A verdadeira vocação dele, continua minha hipótese, é ser rei. Excetuando o feio hábito de não aparecer pessoalmente nos locais de calamidades públicas e tragédias, hábito este que acho que já começou a rever, ele faz com extraordinário gosto tudo o que um rei contemporâneo faz. Livre das amarras dos despachos e da burocracia, podendo até falar mal dos governantes, já que não administraria e seria vitalício e estes são passageiros, terá condição de dedicar-se em tempo integral ao que de fato gosta de fazer e, a seu modo, sabe fazer. Não deixa de ser uma ideia. Por que não, afinal? Somente por que alguns descompreendidos e eu não queremos? Creio (no meu caso, melhor trocar de verbo e botar “receio”) que, se for realizado um plebiscito, também identificado bobamente com democracia, a ideia do terceiro mandato seria aprovada, talvez até retumbantemente.

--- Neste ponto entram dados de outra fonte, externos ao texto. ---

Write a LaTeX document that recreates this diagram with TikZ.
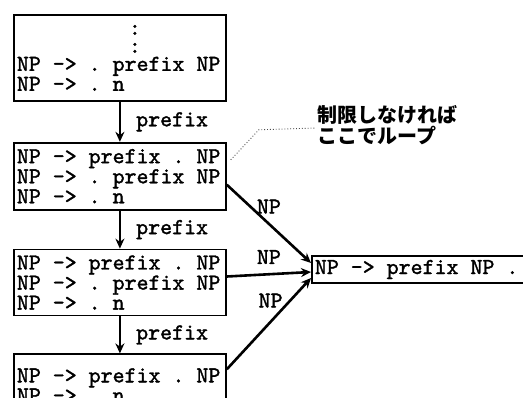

E não há por que supor que, com essa permanência no poder, pois ninguém sabe hoje em quanto ela se prolongará, uma tal pressão internacional de que já ouvi da boca de um comentarista limitará a permanência do presidente no poder. Tampouco creio que vá haver pressão internacional alguma. Da mesma forma que velho rico é excêntrico e o mesmo velho, se pobre, é broco e chato, arranjariam logo um nome artístico para o novo regime que mascararia o fato de estarmos ingressando numa era neo-peronista, e dando um enorme passo atrás. “Esse é o cara”, disse o presidente Obama e a exegese correta é a mais óbvia. Lula era um problema iminente, pois viria para reformar a fundo, para mudar e contrariar interesses arraigados e poderosos. Como se vê, não é nada disso, antes pelo contrário, é agir “como sempre se fez neste país”. Quem era poderoso ficou mais, quem era rico ficou mais. Os ricos continuam a não pagar impostos e os pobres e remediados custeiam sem saber uma “distribuição de renda” que não existe para os ricos. Ou seja, ele passou de problema a solução, menos um peso enorme no já carregadíssimo balaio de preocupações, não apenas de Obama, mas dos europeus, dos banqueiros, das grandes empresas, de todo mundo que estava preocupado em ser incomodado ou contrariado com a ascensão da “esquerda” ao poder. Arrenego da esquerda. O presidente que nós temos é o que eles pediram a Deus.
Tudo bem, é uma, mas esquerda não. Lula talvez tenha vindo para reformar, mas, assim que se viu no poder, seu olhar mudou, numa prova viva de que a sociologia do conhecimento ainda tem terreno fértil para estudos de caso. A verdade tem uma cara quando se está por baixo, outra quando se está por cima. Nada como a posição social do indivíduo, dizia-se antigamente. Pois é, vista de cima a realidade é percebida por outra ótica e o operário utópico, visionário e agitador deu lugar ao bom burguês bonachão e paternal, que chegou, não para mudar, mas para conservar e aperfeiçoar o que já está aí. Tenho grandes reservas sobre como está sendo feita essa conservação e, notadamente, o aperfeiçoamento, que me parece somente adiar ou, ao longo prazo, agravar nossos problemas. Mas é melhor, por via das dúvidas, irmos nos acostumando à ideia de um terceiro mandato. E um quarto, um quinto, um sexto etc.